Judge Elliff said disclosure of political spending is too important and Gessler’s arguments presented “nothing new or different” to convince him that he would win on appeal.  He called the request to stay his earlier ruling “contrary to the public interest.” .

On August 10th,  Elliff determined that Gessler couldn’t alter the constitutional and statutory rules that determine when and how political campaigns and committees must publicly report finances.  It’s now likely that political committees, issue committees and 527’s, or independent expenditure groups, will have to continue meeting past reporting requirements that are stricter than those Gessler wanted to them to follow.

Comments

4 thoughts on “Paladino & Good Guys 2, Gessler 0: Judge Says No Again to Looser Committee Reporting Standards

  1. Good for this judge.  The more information the better.  If a person is happy to put money behind a political viewpoint, why would they be afraid for people to know about it?  

    And lord knows I am sick to death of getting these stupid 527 mailers and having no way of contacting them to tell them “take me off your damn mailing list!”  It is about the only type of junk mail I have been unable to stop (business can be contacted and told to stop mailing you…but not these political hack groups–Dem and Rep alike).  Maybe now we can actually find out who is funding these things and contact them (one can hope anyway).

  2. It’s now likely that political committees, issue committees and 527’s, or independent expenditure groups, will have to continue meeting past reporting requirements that are stricter than those Gessler wanted to them to follow.

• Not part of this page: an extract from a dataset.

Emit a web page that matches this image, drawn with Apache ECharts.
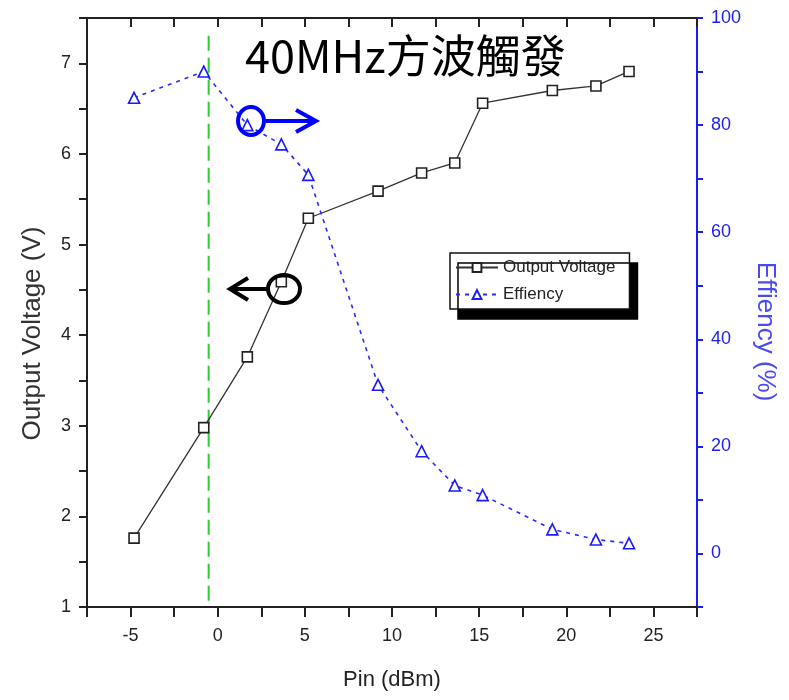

    . . . what good are any laws, or rules, or in this case, reporting requirements, if there isn’t any enforcement?  Gessler’s done nothing if he hasn’t already clearly signaled to the cheaters on his team that he will enforce these requirements — wink, wink — to the letter of the law.  The law-abiding will abide, and the scofflaws will get a fifty dollar fine after months and months of not complying.

    So, yeah, this is a moral victory and it shows that the courts can’t abide Gessler’s nonsense, but as long as Gessler’s the sheriff in this town, it’ll be a time that this town needs a new sheriff.